Ce qui est légal en revanche, c’est de n’accueillir des produits étrangers en France que si la stricte réciprocité est appliquée à nos propres produits par le pays exportateur. C’est rarement le cas de la Chine, qui fait l’objet de toutes nos réflexions sur la démondialisation ou plutôt sur la manière d’atténuer les excès non contrôlés de la mondialisation. Dans le passé, nous avons eu des bras-de-fer avec des pays qui appliquaient des règles commerciales déloyales. L’expérience montre que, lorsque la fièvre protectionniste augmente, un accord est vite trouvé entre les deux pays en litige.

Des relocalisations.

M. Bayrou n’a pas tort d’inciter les Français à acheter français : tout ce qu’il leur demande, c’est d’en avoir le souci quand ils vont faire leurs emplettes. Mais il ne les convie pas à un tâche facile : il y a des objets de très grande consommation, par exemple les appareils de télévision, que la France, pratiquement, ne fabrique plus ; par ailleurs, il ne faut pas que la préoccupation de sauver des emplois français ruine le consommateur français : le produit national doit être concurrentiel en termes de prix et de qualité; ce qui n’est pas forcément le cas ; si le prix est plus élevé, la qualité doit être supérieure.

IL VAUDRAIT MIEUX DIRE « VENDRE FRANÇAIS »

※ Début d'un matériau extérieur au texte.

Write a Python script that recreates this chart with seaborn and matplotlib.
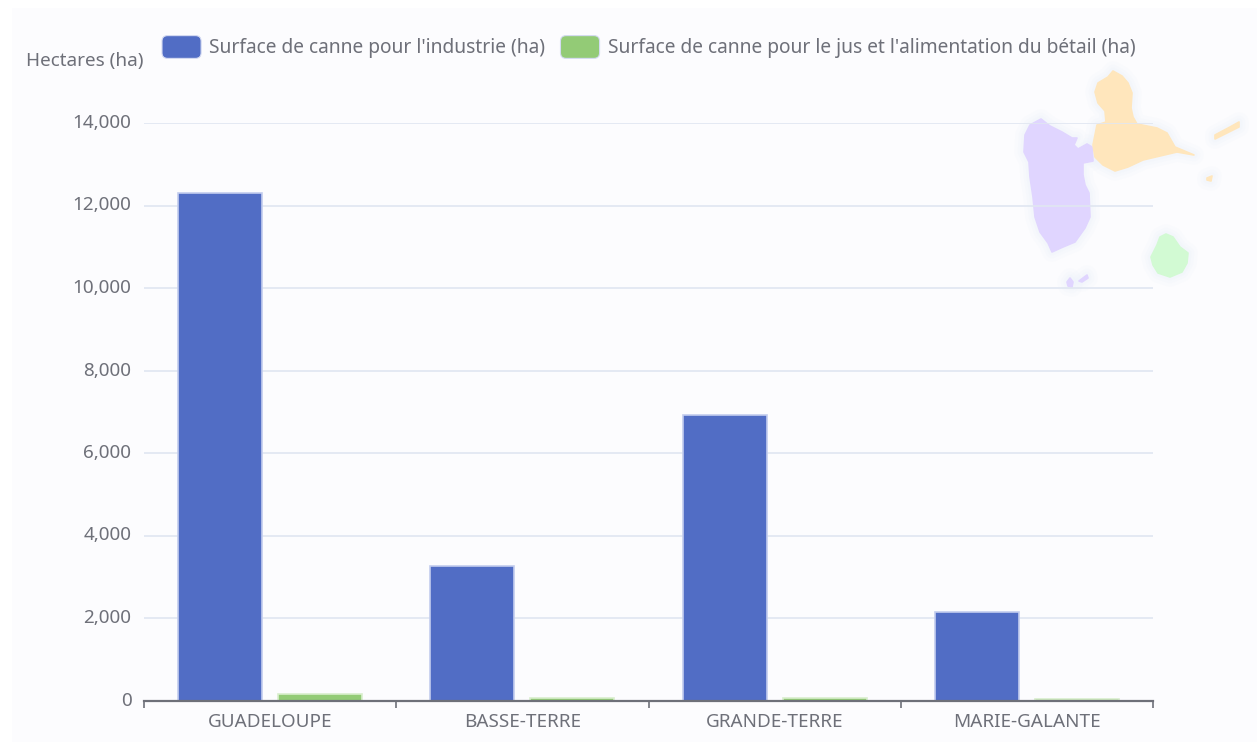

En d’autres termes, acheter français est moins un problème de demande qu’un problème d’offre : le producteur doit fabriquer à bas coût, être présent massivement sur le marché, disposer de réseaux de vente et de services après-vente. Mardi, le président Sarkozy a visité à Sallanches une usine de skis qui a relocalisé partiellement ses emplois et se porte bien. C’est un petit exemple qui s’ajoute à d’autres. Tous démontrent que ce qui compte, c’est l’innovation, une qualité qui met hors jeu nos compétiteurs et des coûts de revient compétitifs si on tient compte du prix du transport des produits importés de Chine ou du reste de l’Asie.

Le phénomène de relocalisation semble prendre racine, ce qui est une excellente nouvelle. Il doit devenir massif. Mais on voit bien ce qu’il signifie : avant d’acheter français, il faut fabriquer français. Ce qui exige un effort beaucoup plus grand qu’un simple penchant patriotique. On a pris conscience, par ailleurs, de l’importance des petites et moyennes entreprises qui, contrairement aux multinationales, sont les vraies créatrices d’emplois en France. Ce sont elles que nous devons soutenir, certes grâce à la sympathie du consommateur français mais surtout grâce au soutien fiscal de l’État. Le problème avec les slogans, comme « Achetez français ! », c’est qu’ils ne racontent que la partie la plus plaisante de l’histoire, pas les pages douloureuses. Il serait utile qu’un homme ou une femme politique propose plutôt de « vendre français », ce qui serait un programme élaboré plutôt qu’une incitation. Il faut se demander pourquoi notre industrie de la chaussure, par exemple, disparaît. Dans une période aussi critique que celle que nous traversons, il n’est peut-être pas judicieux de proposer des chaussures élégantes et inusables à un prix élevé. Le consommateur n’est pas hostile aux marques nationales, il a seulement besoin d’adapter ses dépenses à son revenu.